- Born: 1910 Montreal, Quebec
- Died: 1984
- Known for: Canadian costume jewellery maker

= Gustave Sherman =

Canadian/Paris couturier (1910-1984)

Guatave Sherman ("Gus") (1910 – 1984) was a Canadian costume jewellery maker who started Sherman & Company Ltd. (1949-1980). In time, his costume jewellery was sold across Canada and the United States. "Sherman is the most recognized and collectible costume jewellery in Canada," wrote a long-time collector.

==Biography==
Sherman was born in Montreal to Jewish parents from Lithuania. He joined the Royal Canadian Air Force as a navigator during the Second World War and after he was demobbed, he worked in insurance and jewellery sales. After learning about the costume jewellery business from a friend he had known since childhood, Hy Mendelson who had bought the Canadian franchise to manufacture Jay Kel and Jay Flex in Canada, in 1949, he began Sherman & Company Ltd. in Outremont, a borough of Montreal. When it started, the company had only one employee, a Ukrainian, Dmytro ("Jimmy") Kurica was a jewellery maker who had left Jay Kel with Sherman.
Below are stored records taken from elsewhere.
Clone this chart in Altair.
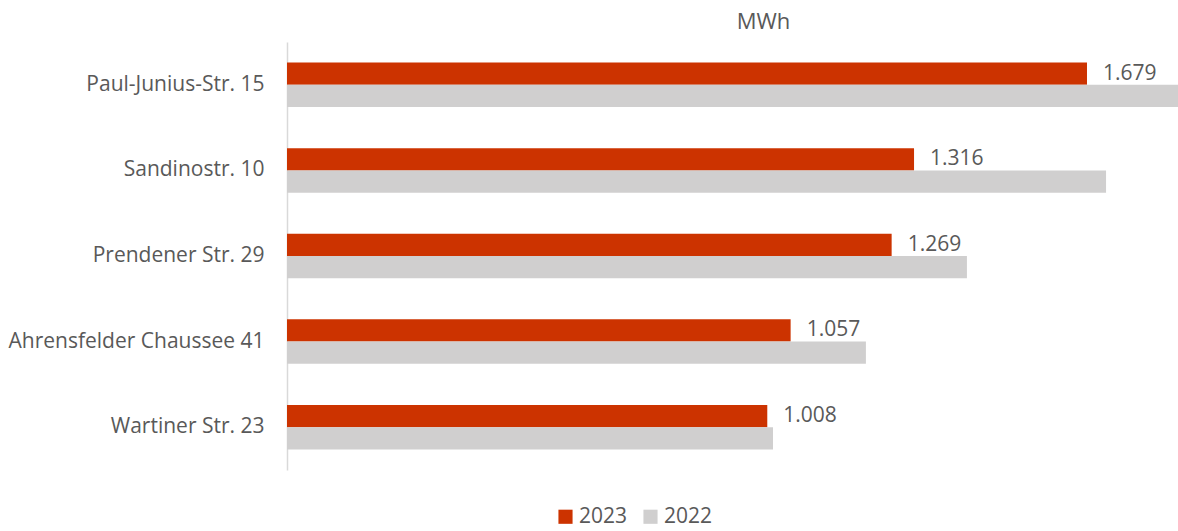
import altair as alt
import pandas as pd

categories = ["Paul-Junius-Str. 15", "Sandinostr. 10", "Prendener Str. 29",
              "Ahrensfelder Chaussee 41", "Wartiner Str. 23"]
values_2023 = [1679, 1316, 1269, 1057, 1008]
values_2022 = [1870, 1719, 1427, 1215, 1020]
years = ["2023", "2022"]

rows = []
for c, a, b in zip(categories, values_2023, values_2022):
    rows.append({"cat": c, "year": "2023", "v": a, "lbl": f"{a:,}".replace(",", ".")})
    rows.append({"cat": c, "year": "2022", "v": b, "lbl": ""})
df = pd.DataFrame(rows)

FONT = "Open Sans"
TXT = "#595959"
FS = 21

base = alt.Chart(df).encode(
    y=alt.Y("cat:N", sort=categories, title=None,
            scale=alt.Scale(paddingInner=0.48, paddingOuter=0.24),
            axis=alt.Axis(ticks=False, domainColor="#D9D9D9", domainWidth=1.5,
                          labelFontSize=FS, labelColor=TXT, labelFont=FONT,
                          labelPadding=23, labelLimit=400)),
    yOffset=alt.YOffset("year:N", sort=years),
)

bars = base.mark_bar().encode(
    x=alt.X("v:Q", scale=alt.Scale(domain=[0, 1870], nice=False), axis=None),
    color=alt.Color("year:N", scale=alt.Scale(domain=years, range=["#CC3300", "#D0CFCF"]),
                    legend=alt.Legend(title=None, orient="none", legendX=268, legendY=464,
                                      direction="horizontal", symbolType="square",
                                      symbolSize=200, symbolStrokeWidth=0,
                                      labelFontSize=FS, labelColor=TXT, labelFont=FONT,
                                      columnPadding=12, labelOffset=3)),
)

labels = base.transform_filter(alt.datum.year == "2023").mark_text(
    align="left", baseline="middle", dx=16, fontSize=FS, color=TXT, font=FONT
).encode(x="v:Q", text="lbl:N")

chart = (bars + labels).properties(
    width=891, height=428,
    title=alt.TitleParams("MWh", fontSize=22, color=TXT, font=FONT, fontWeight="normal",
                          anchor="middle", dx=31, offset=8),
    padding={"left": 287, "top": 42, "right": 0, "bottom": 61},
    autosize=alt.AutoSizeParams(type="none"),
).configure_view(stroke=None)

chart.save("out.html", embed_options={"renderer": "svg", "actions": False})
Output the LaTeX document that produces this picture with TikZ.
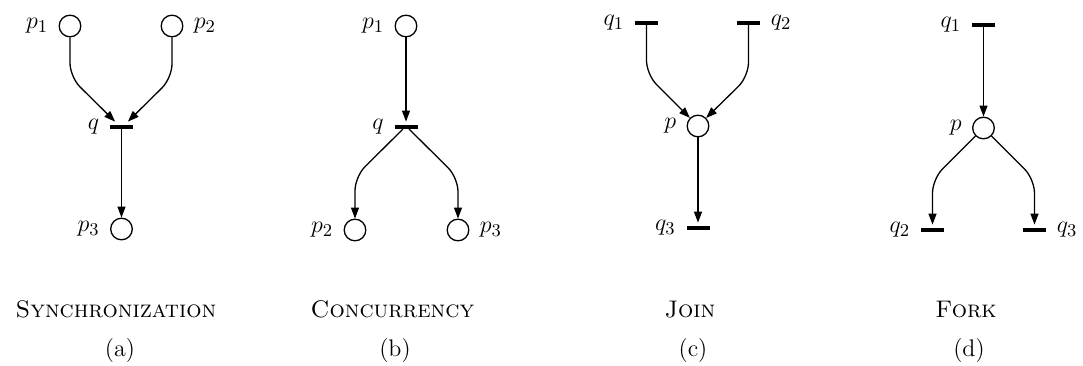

Sherman was a very popular employer, he was quite concerned with their wellbeing and their experience at work. For instance, when employes fell ill for a long amount of time, their positions would be kept open for them.

Sherman made his business part of the growing market for costume jewellery, but used Swarovski crystals, new and different cuts and colours, and superior findings and plating methods by contrast with most other jewellery makers. The company's primary stone supplier was GH Ashley in Toronto.

By the 1950s, Sherman had established himself as Canada’s costume jeweler, and his work was starting to appear on runways in Paris and New York. In 1956, Dior asked him for a new crystal inspired by the northern-lights and the company responded with Aurora Borealis, a multicoloured coating over simulated crystals for the holiday season.It is still popular in his jewellery today, along with many other colours and effects.

Unfortunately Sherman's designs fell out of favour in the seventies when more sleek and minimal jewelry was largely preferred. Eventually he was forced to end production of his jewelry in 1980 after having converted his production plant to use precious matterials like gold whose price had just risen to over 300 Dollars a pound.

Sherman's jewellery has been praised for its artistic use of colour, sense of movement, three-dimensional effect, and extensive branding, which many say result in it having a sense of sophistication and elegance about it.

Around four decades after having ended production, the brand was revived by Gustave Sherman's granddaughter Genna Sherman.

== Selected public collections ==
Sherman jewellery is in the collections of the Royal Ontario Museum, Toronto (92 objects) and the Boston Museum of Fine Arts.

== Legacy ==
In 2024, the Beaverbrook Art Gallery in Fredericton, New Brunswick held an exhibition titled Gustave Sherman – Jewels of Elegance, organized by the Andrew and Laura McCain Art Gallery in Florenceville, NB.